Mood board generation is something I keep coming across suggested as a “delegatable” project AI could do, which feels like a suggestion from someone who has no idea the purpose a mood board is supposed to serve (at least in this context), and who has never created one themself.

Nevertheless, I decided to give it a go. A mood board is specifically helpful with visualizing complex production concepts, like the “Bollywood Jane Austen” example mentioned in that color palette post. I decided I would try a similar kind of aesthetic mashup, “manga kink Molière.”

Copilot generated these mood boards for me:




They’re compelling, but are peppered with odd elements like grids and pies of what would be swatches of colors, prints, or textures.. 

Also, the content appears to all be AI-generated images, rather than pulled from actual manga, actual kink media, or any literal historical imagery like paintings from Molière‘s era, Or related visual references, like images of Commedia dell’Arte characters/masks.

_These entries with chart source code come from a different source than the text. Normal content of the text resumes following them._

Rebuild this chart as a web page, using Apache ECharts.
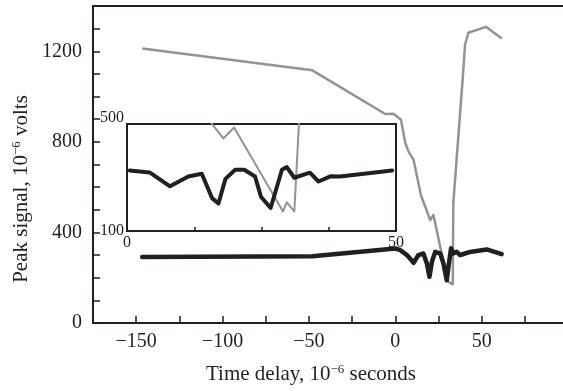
<!DOCTYPE html>
<html>
<head>
<meta charset="utf-8">
<script src="https://cdn.jsdelivr.net/npm/echarts@6/dist/echarts.min.js"></script>
<style>
html,body{margin:0;padding:0;background:#fff;overflow:hidden;}
#chart{width:563px;height:391px;}
</style>
</head>
<body>
<div id="chart"></div>
<script>
// Main chart data
var grayX = [-146.5, -48, -5.8, -1, 3.3, 5.8, 7.7, 10.6, 14.8, 20.2, 22.1, 26, 30.8, 33.3, 33.6, 39, 40.4, 42.3, 52.5, 61.6];
var grayY = [1212, 1116, 923, 924, 898, 795, 757, 720, 566, 455, 477, 337, 181, 171, 530, 1075, 1230, 1282, 1308, 1256];
var blackX = [-146.5, -48, 0, 2.9, 6.8, 10.6, 13.4, 16.3, 18.3, 19.8, 21.2, 23.1, 26, 27.9, 29.8, 30.8, 32.3, 33.6, 35.6, 37.5, 40.4, 43.3, 52.9, 61.6];
var blackY = [292, 295, 329, 322, 300, 266, 300, 307, 263, 204, 270, 314, 307, 263, 189, 248, 330, 307, 314, 300, 307, 314, 325, 304];

// Inset data
var insetBlackX = [0.5, 4.2, 8.0, 11.4, 13.9, 15.8, 17.0, 18.3, 20.1, 21.8, 23.8, 24.9, 26.7, 28.8, 29.7, 31.1, 34.0, 35.6, 37.9, 39.6, 49.3];
var insetBlackY = [326, 319, 267, 304, 314, 223, 203, 295, 329, 329, 304, 228, 186, 329, 339, 299, 318, 285, 305, 304, 326];
var insetGrayX = [13.5, 17.9, 19.9, 29.0, 29.7, 31.1, 33.0];
var insetGrayY = [560, 446, 487, 173, 207, 173, 900];

// Tick labels
var xTickLabels = [-150, -100, -50, 0, 50];
var yTickLabels = [0, 400, 800, 1200];
var insetXTickLabels = [0, 50];
var insetYTickLabels = [100, 500];

function pairs(xs, ys) { return xs.map(function (x, i) { return [x, ys[i]]; }); }
function fmt(v) { return String(v).replace('-', '\u2212'); }

var FONT = 'Liberation Serif';
var INK = '#231f20';
var GRAY = '#939393';

var chart = echarts.init(document.getElementById('chart'), null, {renderer: 'canvas'});
chart.setOption({
  animation: false,
  backgroundColor: '#fff',
  grid: [
    {left: 93, top: 6, width: 475, height: 317, show: true, borderColor: INK, borderWidth: 2,
     backgroundColor: 'transparent', containLabel: false, outerBoundsMode: 'none'},
    {left: 127, top: 124, width: 269, height: 107, show: true, borderColor: INK, borderWidth: 2,
     backgroundColor: 'transparent', containLabel: false, outerBoundsMode: 'none'}
  ],
  xAxis: [
    {
      type: 'value', gridIndex: 0, min: -175, max: 100, interval: 25,
      axisLine: {onZero: false, lineStyle: {color: INK, width: 2}},
      axisTick: {inside: true, length: 7, lineStyle: {color: INK, width: 1.5}},
      splitLine: {show: false},
      axisLabel: {
        fontFamily: FONT, fontSize: 20, color: INK, margin: 9, hideOverlap: false,
        formatter: function (v) { return xTickLabels.indexOf(v) >= 0 ? fmt(v) : ''; }
      }
    },
    {
      type: 'value', gridIndex: 1, min: 0, max: 50, interval: 12.5,
      axisLine: {onZero: false, lineStyle: {color: INK, width: 2}},
      axisTick: {inside: true, length: 4, lineStyle: {color: INK, width: 1.5}},
      splitLine: {show: false},
      axisLabel: {
        fontFamily: FONT, fontSize: 16, color: INK, margin: 4, hideOverlap: false, showMinLabel: true, showMaxLabel: true,
        formatter: function (v) { return insetXTickLabels.indexOf(v) >= 0 ? fmt(v) : ''; }
      }
    }
  ],
  yAxis: [
    {
      type: 'value', gridIndex: 0, min: 0, max: 1400, interval: 100,
      axisLine: {onZero: false, lineStyle: {color: INK, width: 2}},
      axisTick: {inside: true, length: 7, lineStyle: {color: INK, width: 1.5}},
      splitLine: {show: false},
      axisLabel: {
        fontFamily: FONT, fontSize: 20, color: INK, margin: 11, hideOverlap: false,
        formatter: function (v) { return yTickLabels.indexOf(v) >= 0 ? fmt(v) : ''; }
      }
    },
    {
      type: 'value', gridIndex: 1, min: 100, max: 500, interval: 400,
      axisLine: {onZero: false, lineStyle: {color: INK, width: 2}},
      axisTick: {show: false},
      splitLine: {show: false},
      axisLabel: {
        fontFamily: FONT, fontSize: 16, color: INK, margin: 3, hideOverlap: false, showMinLabel: true, showMaxLabel: true,
        formatter: function (v) {
          if (insetYTickLabels.indexOf(v) < 0) return '';
          return v === 500 ? '{t|' + v + '}' : '{b|' + v + '}';
        },
        rich: {
          t: {fontFamily: FONT, fontSize: 16, color: INK, padding: [0, 0, 12, 0]},
          b: {fontFamily: FONT, fontSize: 16, color: INK}
        }
      }
    }
  ],
  series: [
    {type: 'line', xAxisIndex: 0, yAxisIndex: 0, data: pairs(grayX, grayY), symbol: 'none', z: 2,
     lineStyle: {color: GRAY, width: 2.5, join: 'round'}},
    {type: 'line', xAxisIndex: 0, yAxisIndex: 0, data: pairs(blackX, blackY), symbol: 'none', z: 3,
     lineStyle: {color: INK, width: 4.5, join: 'round', cap: 'round'}},
    {type: 'line', xAxisIndex: 1, yAxisIndex: 1, data: pairs(insetGrayX, insetGrayY), symbol: 'none', z: 2, clip: true,
     lineStyle: {color: GRAY, width: 2, join: 'round'}},
    {type: 'line', xAxisIndex: 1, yAxisIndex: 1, data: pairs(insetBlackX, insetBlackY), symbol: 'none', z: 3, clip: true,
     lineStyle: {color: INK, width: 4, join: 'round', cap: 'round'}}
  ],
  graphic: [
    {
      type: 'text', x: 311, y: 374,
      style: {
        text: '{a|Time delay, 10}{s|\u22126}{a| seconds}',
        align: 'center', verticalAlign: 'middle',
        rich: {
          a: {fontFamily: FONT, fontSize: 21, fill: INK, color: INK},
          s: {fontFamily: FONT, fontSize: 13, fill: INK, color: INK, verticalAlign: 'top'}
        }
      }
    },
    {
      type: 'text', x: 21, y: 189, rotation: Math.PI / 2,
      style: {
        text: '{a|Peak signal, 10}{s|\u22126}{a| volts}',
        align: 'center', verticalAlign: 'middle',
        rich: {
          a: {fontFamily: FONT, fontSize: 21, fill: INK, color: INK},
          s: {fontFamily: FONT, fontSize: 13, fill: INK, color: INK, verticalAlign: 'top'}
        }
      }
    }
  ]
});
</script>
</body>
</html>
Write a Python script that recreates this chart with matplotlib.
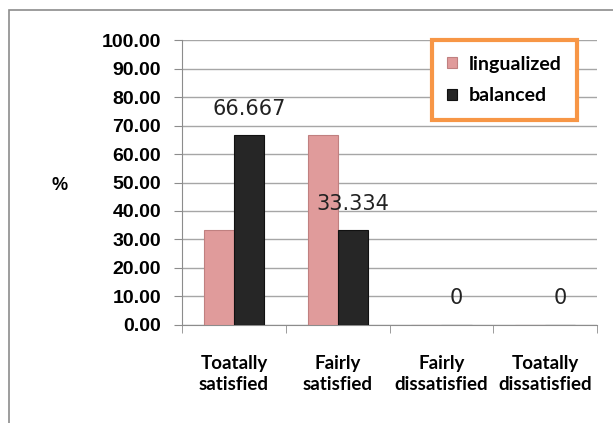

The argument could be made that my prompt needs to be refined to include more specific information about what the mood board should contain, but honestly, I think I would just import these graphics into Canva, erase the superfluous elements, and paste anything I found aesthetically appealing into a mood board I created as a digital collage from other research images I would’ve had to track down as well.

On a related note, I would absolutely love to work on a show with this concept. I’ve been part of the team on several Molière plays & made some cool costumes for them, but generally found the source material out of touch and frivolous. If those comedic, patriarchical plots and stock characters were placed within the context of a kink scene, it would all make so much more sense.